An unusual unit of measurement is a unit of measurement that does not form part of a coherent system of measurement; especially in that its exact quantity may not be well known or that it may be an inconvenient multiple or fraction of base units in such systems. This definition is deliberately not exact since it might seem to encompass units such as the week or the light-year which are quite "usual" in the sense they are often used; if they are used out of context, they may be "unusual", as demonstrated by the Furlong/Firkin/Fortnight (FFF) system of units.
One rack unit (U) is 1.75 inches (44.45 mm) and is used to measure rack-mountable audiovisual and computing equipment. Rack units are typically denoted without a space between the number of units and the 'U'. Thus a 4U server enclosure (case) is seven inches (177.8 mm) high.
The hand is a non-SI unit of length equal to exactly 4 inches (101.6 mm). It is normally used to measure the height of horses in some English-speaking countries, including Australia, Canada, the United Kingdom, Ireland and the United States.
The light-nanosecond was popularized as a unit of distance by Grace Hopper as the distance which a photon could travel in one thousand-millionth of a second (roughly 30 cm or one foot): "The speed of light is one foot per nanosecond." In her speaking engagements, she was well known for passing out light-nanoseconds of wire to the audience, and contrasting it with light-microseconds (a coil of wire 1,000 times as long) and light-picoseconds (the size of ground black pepper).
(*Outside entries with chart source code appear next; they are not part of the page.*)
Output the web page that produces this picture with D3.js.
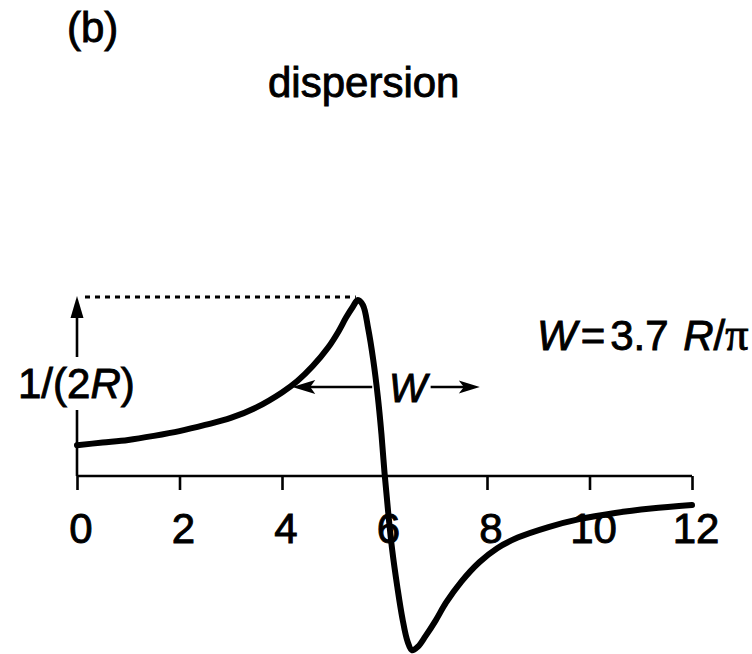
<!DOCTYPE html>
<html>
<head>
<meta charset="utf-8">
<script src="https://cdn.jsdelivr.net/npm/d3@7"></script>
<style>
  html, body { margin: 0; padding: 0; background: #fff; }
  svg { display: block; }
  text { font-family: "Liberation Sans", Arial, Helvetica, sans-serif; fill: #000;
         stroke: #000; stroke-width: 0.9px; }
</style>
</head>
<body>
<script>
// Detuning axis (tick values) and the dispersion line shape, normalised so
// that the extremes sit at ±1/(2R).
const xTicks = [0, 2, 4, 6, 8, 10, 12];
const detuning = [0, 0.5, 1, 1.5, 2, 2.5, 3, 3.5, 4, 4.3, 4.6, 4.9, 5.1, 5.25, 5.38, 5.48,
  5.58, 5.68, 5.78, 5.87, 5.94, 6.0, 6.07, 6.15, 6.25, 6.35, 6.45, 6.54, 6.65, 6.8,
  7.0, 7.2, 7.5, 7.85, 8.2, 8.6, 9.2, 9.8, 10.5, 11.2, 12];
const response = [0.175, 0.19, 0.205, 0.228, 0.255, 0.29, 0.33, 0.39, 0.475, 0.54, 0.625,
  0.73, 0.82, 0.9, 0.96, 1.0, 0.97, 0.84, 0.66, 0.45, 0.24, 0.02, -0.2, -0.42, -0.63,
  -0.81, -0.94, -0.99, -0.97, -0.91, -0.82, -0.72, -0.6, -0.49, -0.41, -0.35, -0.29,
  -0.245, -0.21, -0.185, -0.165];
const peakIndex = 15;     // maximum of the curve, value 1/(2R)
const halfLevel = 0.5;    // level where the width W is marked

const W = 752, H = 654;
const svg = d3.select("body").append("svg").attr("width", W).attr("height", H);
svg.append("rect").attr("width", W).attr("height", H).attr("fill", "#fff");

const x = d3.scaleLinear().domain([0, 12]).range([77, 692]);
const y = d3.scaleLinear().domain([0, 1]).range([476, 300]);

// Horizontal axis with downward ticks
const axis = d3.axisBottom(x).tickValues(xTicks).tickSize(14).tickPadding(0).tickFormat(() => "");
const gAxis = svg.append("g").attr("transform", `translate(0,${y(0)})`).call(axis);
gAxis.select(".domain").attr("stroke", "#000").attr("stroke-width", 2.6).attr("d", `M${x(0)},0H${x(12)}`);
gAxis.selectAll(".tick line").attr("stroke", "#000").attr("stroke-width", 2.6);

// Tick labels
svg.append("g").selectAll("text").data(xTicks).join("text")
  .attr("x", d => x(d) + 4)
  .attr("y", 543)
  .attr("text-anchor", "middle")
  .attr("font-size", 42)
  .text(d => d);

// Vertical arrow marking the peak height, broken around its label
const peakY = y(response[peakIndex]) - 3;
svg.append("line").attr("x1", x(0)).attr("x2", x(0)).attr("y1", y(0)).attr("y2", 410)
  .attr("stroke", "#000").attr("stroke-width", 2.6);
svg.append("line").attr("x1", x(0)).attr("x2", x(0)).attr("y1", 357).attr("y2", peakY + 18)
  .attr("stroke", "#000").attr("stroke-width", 2.6);
svg.append("path")
  .attr("d", `M${x(0)},${peakY - 1} L${x(0) + 6.5},${peakY + 21} L${x(0) - 6.5},${peakY + 21} Z`)
  .attr("fill", "#000");

// Dotted guide from the axis arrow to the peak
svg.append("line")
  .attr("x1", x(0) + 8).attr("x2", x(detuning[peakIndex]) - 2)
  .attr("y1", peakY).attr("y2", peakY)
  .attr("stroke", "#000").attr("stroke-width", 3).attr("stroke-dasharray", "5,5");

// Peak-height label 1/(2R)
const lab = svg.append("text").attr("x", 18).attr("y", 398).attr("font-size", 42);
lab.append("tspan").text("1/(2");
lab.append("tspan").attr("font-style", "italic").text("R");
lab.append("tspan").text(")");

// Dispersion curve
const pts = detuning.map((d, i) => [d, response[i]]);
const line = d3.line().x(d => x(d[0])).y(d => y(d[1])).curve(d3.curveCatmullRom.alpha(0.5));
svg.append("path").attr("d", line(pts)).attr("fill", "none")
  .attr("stroke", "#000").attr("stroke-width", 6)
  .attr("stroke-linejoin", "round").attr("stroke-linecap", "round");

// Width marker: arrows either side of the label W
const yW = y(halfLevel) - 1;
const leftTip = x(4.2), leftEnd = x(5.76);
svg.append("line").attr("x1", leftTip + 15).attr("x2", leftEnd).attr("y1", yW).attr("y2", yW)
  .attr("stroke", "#000").attr("stroke-width", 2.6);
svg.append("path")
  .attr("d", `M${leftTip},${yW} L${leftTip + 23},${yW - 7} L${leftTip + 18},${yW} L${leftTip + 23},${yW + 7} Z`)
  .attr("fill", "#000");
svg.append("text").attr("x", 389).attr("y", 402).attr("font-size", 40)
  .attr("font-style", "italic").text("W");
const rightStart = x(6.9), rightTip = x(7.86);
svg.append("line").attr("x1", rightStart).attr("x2", rightTip - 12).attr("y1", yW).attr("y2", yW)
  .attr("stroke", "#000").attr("stroke-width", 2.6);
svg.append("path")
  .attr("d", `M${rightTip},${yW} L${rightTip - 21},${yW - 6.5} L${rightTip - 16},${yW} L${rightTip - 21},${yW + 6.5} Z`)
  .attr("fill", "#000");

// Width formula
const f = svg.append("text").attr("x", 537).attr("y", 350).attr("font-size", 42);
f.append("tspan").attr("font-style", "italic").text("W");
f.append("tspan").attr("dx", 4).text("=");
f.append("tspan").attr("dx", 5).text("3.7 ");
f.append("tspan").attr("dx", 3).attr("font-style", "italic").text("R");
f.append("tspan").text("/");
f.append("tspan").attr("font-family", "'Liberation Serif', 'DejaVu Serif', serif").attr("font-size", 46).text("π");

// Panel label and title
svg.append("text").attr("x", 67).attr("y", 42).attr("font-size", 42).text("(b)");
svg.append("text").attr("x", 268).attr("y", 97).attr("font-size", 42).text("dispersion");
</script>
</body>
</html>
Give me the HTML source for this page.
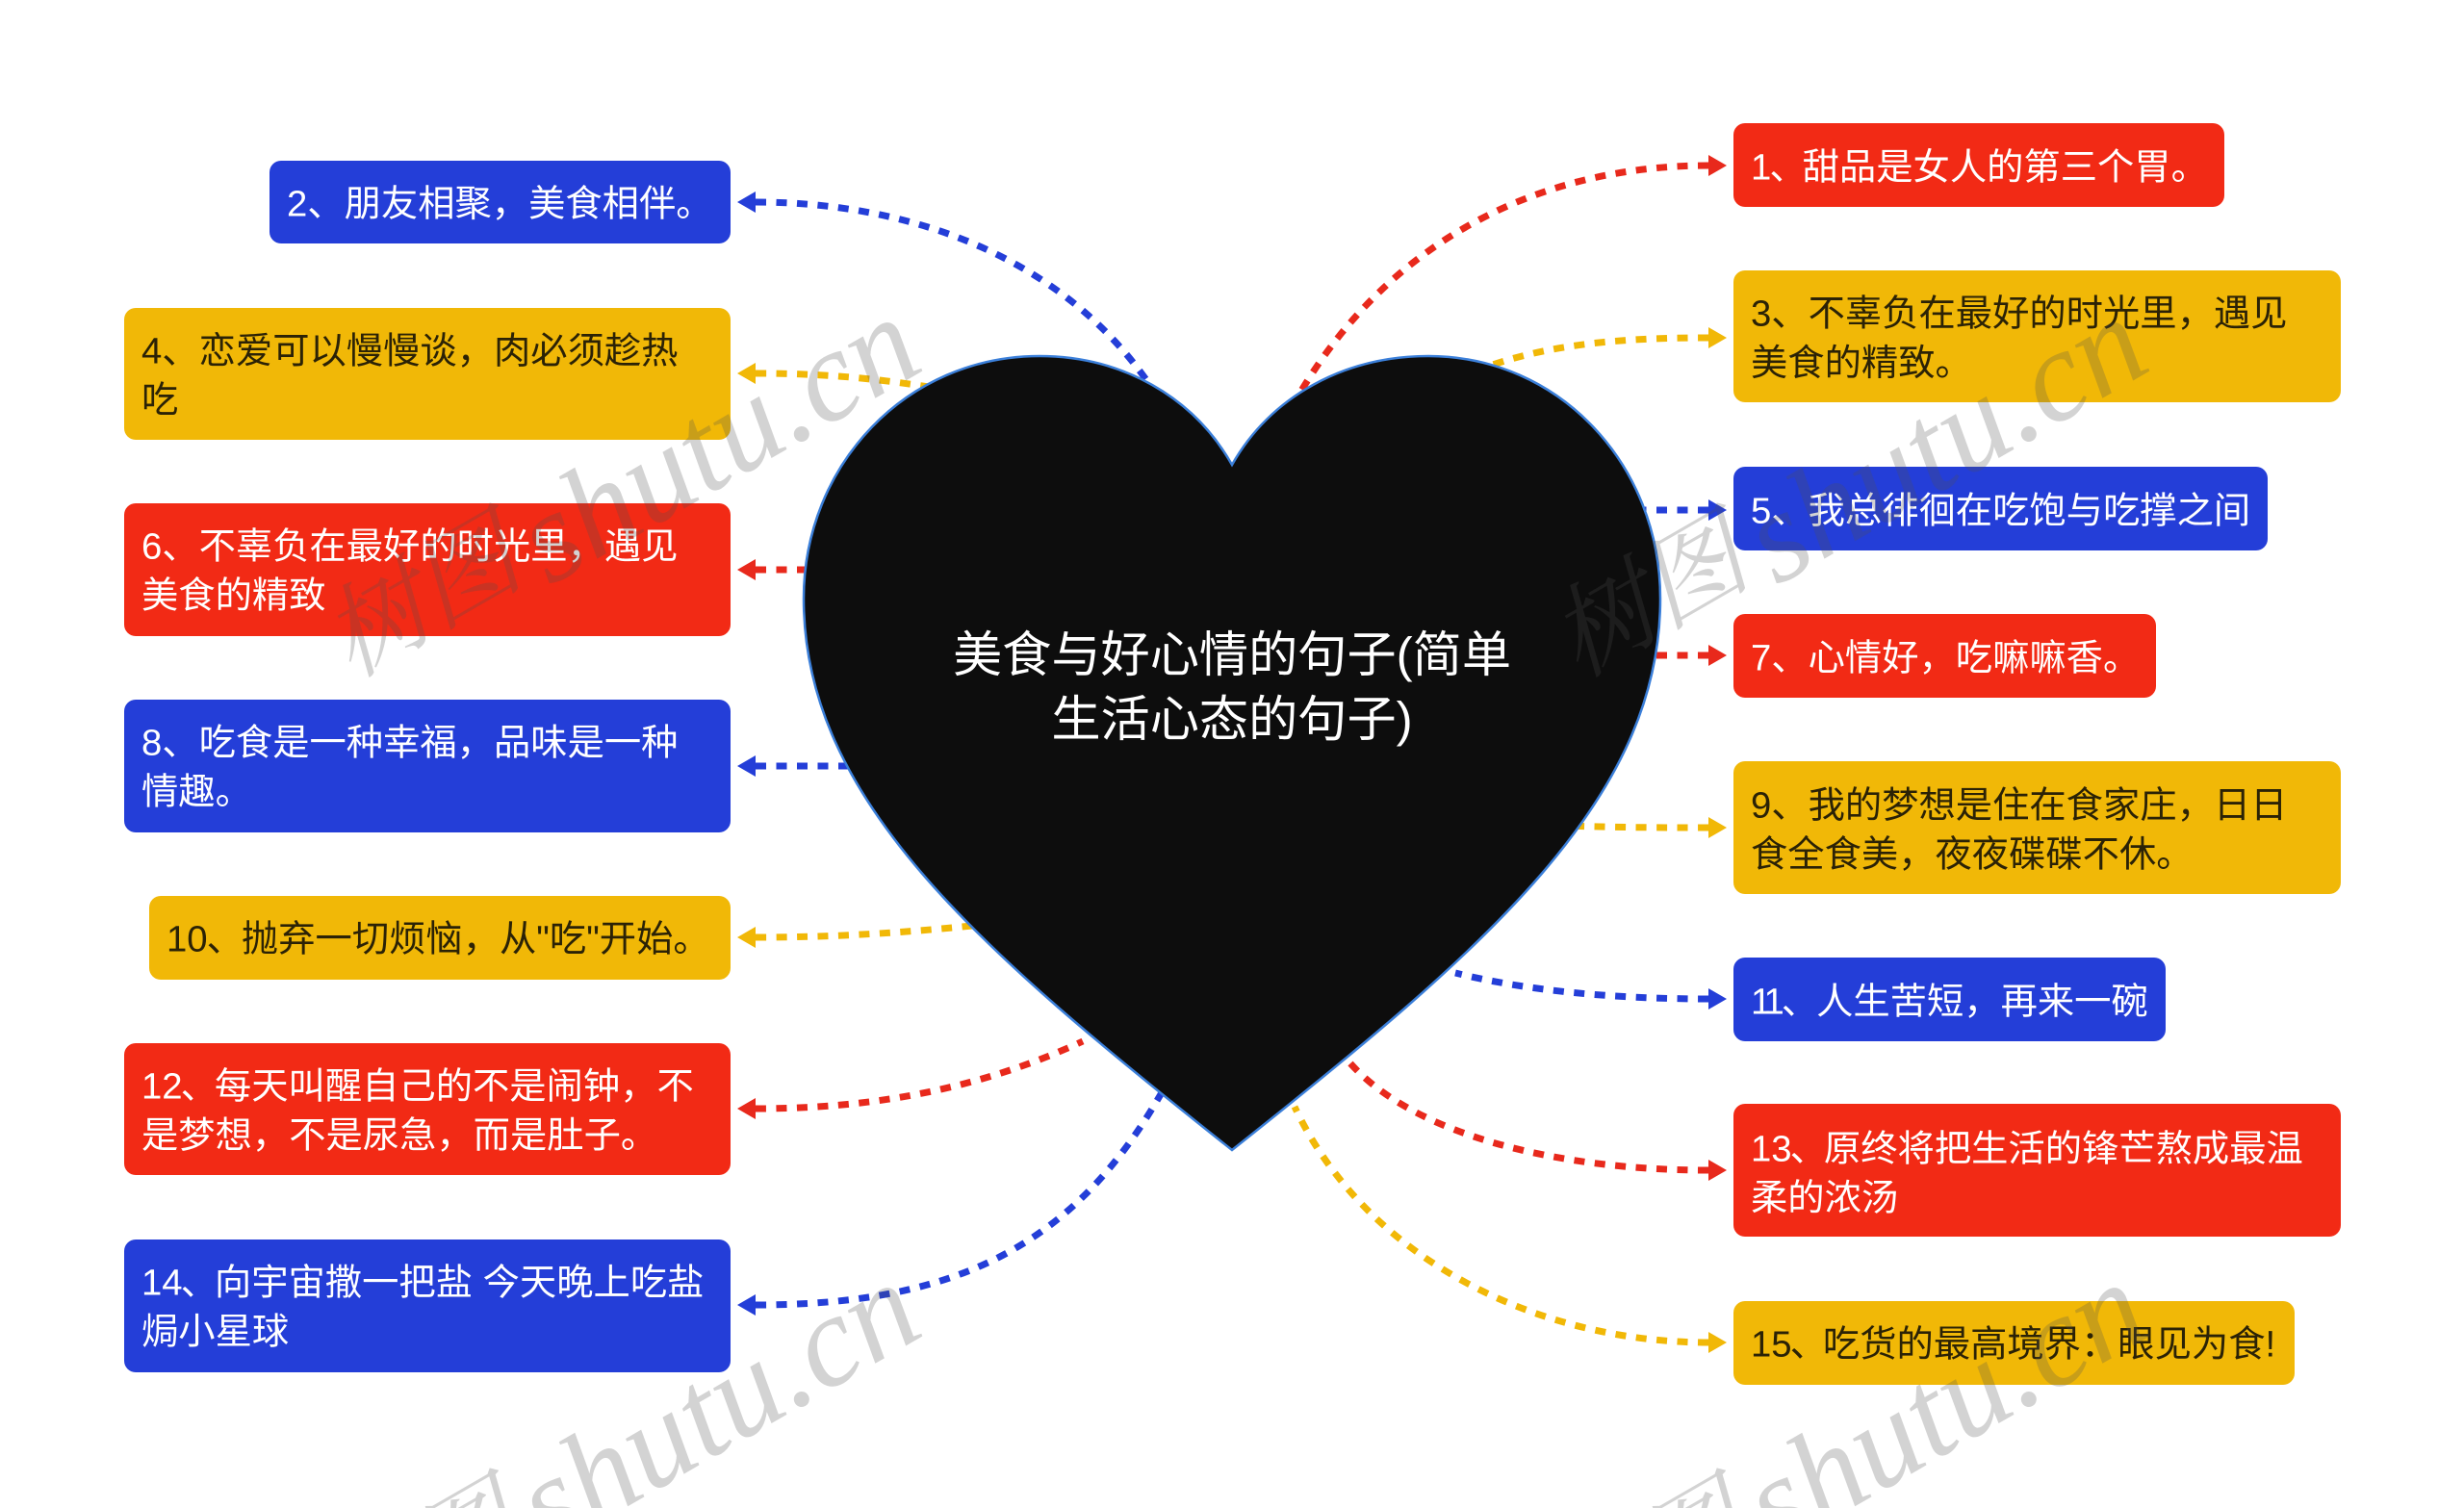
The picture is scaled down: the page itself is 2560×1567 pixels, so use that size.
<!DOCTYPE html>
<html><head><meta charset="utf-8"><style>
html,body{margin:0;padding:0;background:#fff;width:2560px;height:1567px;overflow:hidden}
svg{display:block;overflow:hidden}
.t{font-family:"Liberation Sans","Noto Sans CJK SC",sans-serif;font-size:38.3px}
.w{fill:#fff}.k{fill:#2b2206}
.c{fill:none;stroke-width:7;stroke-dasharray:11 10.5}
.m{font-family:"Liberation Serif","Noto Serif CJK SC",serif;font-style:italic;fill:rgba(78,78,78,.25)}
</style></head><body>
<svg width="2560" height="1567" viewBox="0 0 2560 1567" xmlns="http://www.w3.org/2000/svg">
<rect width="2560" height="1567" fill="#fff"/>
<g fill="#243ed8">
<rect x="280" y="167" width="479" height="86" rx="12"/>
<rect x="129" y="727" width="630" height="138" rx="12"/>
<rect x="129" y="1288" width="630" height="138" rx="12"/>
<rect x="1801" y="485" width="555" height="87" rx="12"/>
<rect x="1801" y="995" width="449" height="87" rx="12"/>
</g>
<g fill="#f1b807">
<rect x="129" y="320" width="630" height="137" rx="12"/>
<rect x="155" y="931" width="604" height="87" rx="12"/>
<rect x="1801" y="281" width="631" height="137" rx="12"/>
<rect x="1801" y="791" width="631" height="138" rx="12"/>
<rect x="1801" y="1352" width="583" height="87" rx="12"/>
</g>
<g fill="#f22a15">
<rect x="129" y="523" width="630" height="138" rx="12"/>
<rect x="129" y="1084" width="630" height="137" rx="12"/>
<rect x="1801" y="128" width="510" height="87" rx="12"/>
<rect x="1801" y="638" width="439" height="87" rx="12"/>
<rect x="1801" y="1147" width="631" height="138" rx="12"/>
</g>
<g class="t">
<text class="w" x="298" y="224.5">2、朋友相聚，美食相伴。</text>
<text class="k" x="147" y="377.5">4、恋爱可以慢慢谈，肉必须趁热</text>
<text class="k" x="147" y="428.5">吃</text>
<text class="w" x="147" y="580.5">6、不辜负在最好的时光里，遇见</text>
<text class="w" x="147" y="631.5">美食的精致</text>
<text class="w" x="147" y="784.5">8、吃食是一种幸福，品味是一种</text>
<text class="w" x="147" y="835.5">情趣。</text>
<text class="k" x="173" y="988.5">10<tspan dx="-1">、</tspan><tspan dx="-2">抛弃一切烦恼，从"吃"开始。</tspan></text>
<text class="w" x="147" y="1141.5">12<tspan dx="-2">、</tspan><tspan dx="-3">每天叫醒自己的不是闹钟，不</tspan></text>
<text class="w" x="147" y="1192.5">是梦想，不是尿急，而是肚子。</text>
<text class="w" x="147" y="1345.5">14<tspan dx="-2">、</tspan><tspan dx="-3">向宇宙撒一把盐 今天晚上吃盐</tspan></text>
<text class="w" x="147" y="1396.5">焗小星球</text>
<text class="w" x="1819" y="186.5">1<tspan dx="-2">、</tspan><tspan dx="-4">甜品是女人的第三个胃。</tspan></text>
<text class="k" x="1819" y="338.5">3、不辜负在最好的时光里，遇见</text>
<text class="k" x="1819" y="390">美食的精致。</text>
<text class="w" x="1819" y="543.5">5、我总徘徊在吃饱与吃撑之间</text>
<text class="w" x="1819" y="696.5">7、心情好，吃嘛嘛香。</text>
<text class="k" x="1819" y="849.5">9、我的梦想是住在食家庄，日日</text>
<text class="k" x="1819" y="900.5">食全食美，夜夜碟碟不休。</text>
<text class="w" x="1819" y="1053.5">1<tspan dx="-5">1</tspan><tspan dx="-3">、</tspan><tspan dx="-2">人生苦短，再来一碗</tspan></text>
<text class="w" x="1819" y="1206.5">13<tspan dx="-2">、</tspan><tspan dx="-3">原终将把生活的锋芒熬成最温</tspan></text>
<text class="w" x="1819" y="1257.5">柔的浓汤</text>
<text class="k" x="1819" y="1409.5">15<tspan dx="-2">、</tspan><tspan dx="-4">吃货的最高境界：眼见为食!</tspan></text>
</g>
<g class="c" stroke="#243ed8">
<path d="M785 210C950 210 1110 270 1200 408"/>
<path d="M785 796H900"/>
<path d="M785 1356C1000 1356 1120 1290 1210 1130"/>
<path d="M1775 530H1700"/>
<path d="M1775 1038C1700 1038 1600 1033 1512 1011"/>
</g>
<g class="c" stroke="#f1b807">
<path d="M785 388C850 388 900 392 965 402"/>
<path d="M785 974C860 974 930 970 1010 962"/>
<path d="M1775 351C1700 351 1620 355 1548 380"/>
<path d="M1775 860C1730 860 1680 860 1630 858"/>
<path d="M1775 1395C1600 1395 1420 1310 1345 1150"/>
</g>
<g class="c" stroke="#e8291c">
<path d="M785 592H850"/>
<path d="M785 1152C880 1152 1000 1140 1125 1082"/>
<path d="M1775 172C1600 172 1440 250 1345 418"/>
<path d="M1775 681H1700"/>
<path d="M1775 1216C1620 1216 1470 1180 1403 1105"/>
</g>
<g fill="#243ed8">
<path d="M766 210l19-11v22z"/><path d="M766 796l19-11v22z"/><path d="M766 1356l19-11v22z"/>
<path d="M1794 530l-19-11v22z"/><path d="M1794 1038l-19-11v22z"/>
</g>
<g fill="#f1b807">
<path d="M766 388l19-11v22z"/><path d="M766 974l19-11v22z"/>
<path d="M1794 351l-19-11v22z"/><path d="M1794 860l-19-11v22z"/><path d="M1794 1395l-19-11v22z"/>
</g>
<g fill="#e8291c">
<path d="M766 592l19-11v22z"/><path d="M766 1152l19-11v22z"/>
<path d="M1794 172l-19-11v22z"/><path d="M1794 681l-19-11v22z"/><path d="M1794 1216l-19-11v22z"/>
</g>
<path d="M1280 483C1240 412 1165 370 1080 370C942 370 835 483 835 622C835 830 1015 985 1280 1195C1545 985 1725 830 1725 622C1725 483 1620 370 1484 370C1397 370 1320 412 1280 483Z" fill="#0d0d0d" stroke="#3b7fd9" stroke-width="2.5"/>
<g font-family="'Liberation Sans','Noto Sans CJK SC',sans-serif" font-size="51.2" fill="#fff" text-anchor="middle">
<text x="1280" y="698">美食与好心情的句子(简单</text>
<text x="1280" y="765">生活心态的句子)</text>
</g>
<g class="m" font-size="135">
<text transform="translate(365 705) rotate(-30)"><tspan font-size="105">树图</tspan><tspan dx="16" dy="20">shutu.cn</tspan></text>
<text transform="translate(1640 705) rotate(-30)"><tspan font-size="105">树图</tspan><tspan dx="16" dy="20">shutu.cn</tspan></text>
<text transform="translate(365 1708) rotate(-30)"><tspan font-size="105">树图</tspan><tspan dx="16" dy="20">shutu.cn</tspan></text>
<text transform="translate(1640 1708) rotate(-30)"><tspan font-size="105">树图</tspan><tspan dx="16" dy="20">shutu.cn</tspan></text>
</g>
</svg>
</body></html>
Over the course of her life, she found many uses for this visual aid, including demonstrating the waste of sub-optimal programming, illustrating advances in computer speed, and simply giving young scientists and policy makers the ability to conceptualize the magnitude of very large and small numbers.
A metric foot (defined as 300 mm) has been used occasionally in the UK but has never been an official unit.
Horses are used to measure distances in horse racing – a horse length (shortened to merely a length when the context makes it obvious) equals roughly 8 feet or 2.4 metres. Shorter distances are measured in fractions of a horse length; also common are measurements of a full or fraction of a head, a neck, or a nose. "Neck and neck" is an example of a linguistic Siamese twin which refers to the neck as a unit of measurement in horse racing.